Another question presented in the case at bar is whether or not the statute authorizing the creation of a consolidated school district is repugnant to the due process clause of the Fourteenth Amendment to the federal Constitution. The recent federal supreme court decision of Browning v. Hooper, 269 U.S. 396, 46 S.Ct. 141, 70 L.Ed. 330, is cited by appellee as sustaining this view.

It is not absolutely necessary to pass upon this point, because the case at bar will be decided, upon another and different proposition, and, besides, our own court, in the case of King v. Board of Supervisors, 133 Miss. 494, 97 So. 811, has correctly held that this character of legislation does not violate the due process clause of the *65 state Constitution, and, for the same reasons given, does not violate the federal Constitution.

Browning v. Hooper, supra, dealt with the assessment and levy of taxes for a road district in Archer county, Tex., and the statute in that state, authorizing this proceeding, which the federal supreme court declared was repugnant to the Fourteenth Amendment to the federal Constitution, we think is different from our statute involved in the case at bar.

The Texas statute provided that an entire district might be formed by petition of fifty resident property owners, taxpaying voters, and the commissioners' court was then required to order an election for the issuance of bonds for road purposes, in the district, etc. As we understand that statute, the district could be outlined and defined by the fifty petitioners, and then the commissioners' court was required to recognize it and order an election for the issuance of the bonds, which would be issued upon a two-thirds vote in favor thereof.
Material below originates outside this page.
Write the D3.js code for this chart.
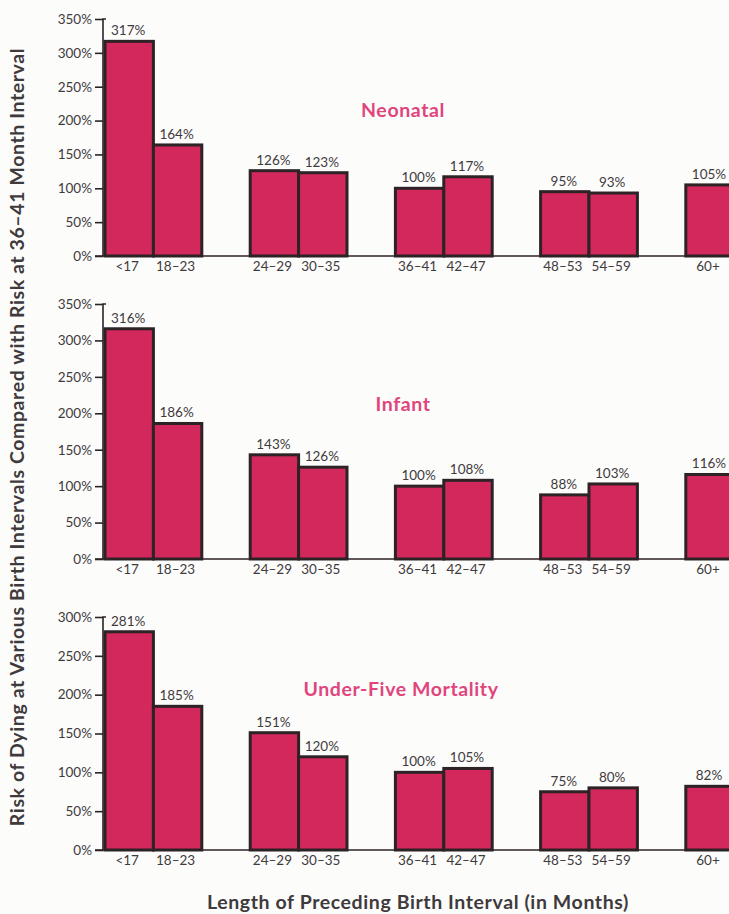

The fifty petitioners would arbitrarily define the district under the statute, but, under our statute, the board of education outlines and defines what land is to be included in the school district, the legislature having delegated this authority to the board; and, furthermore, under our statute, the property owners of the district have notice, and have the right to appeal from any order of the board of education or board of supervisors, and are offered full opportunity to be heard and protest against the creation of the district or the issuance of bonds therefor. Consequently, there is, in our opinion, no failure under the due process clause.

Therefore we do not think the Browning v. Hooper, supra, case is controlling, on the question involved in the case before us.

The judgment of the lower court is affirmed.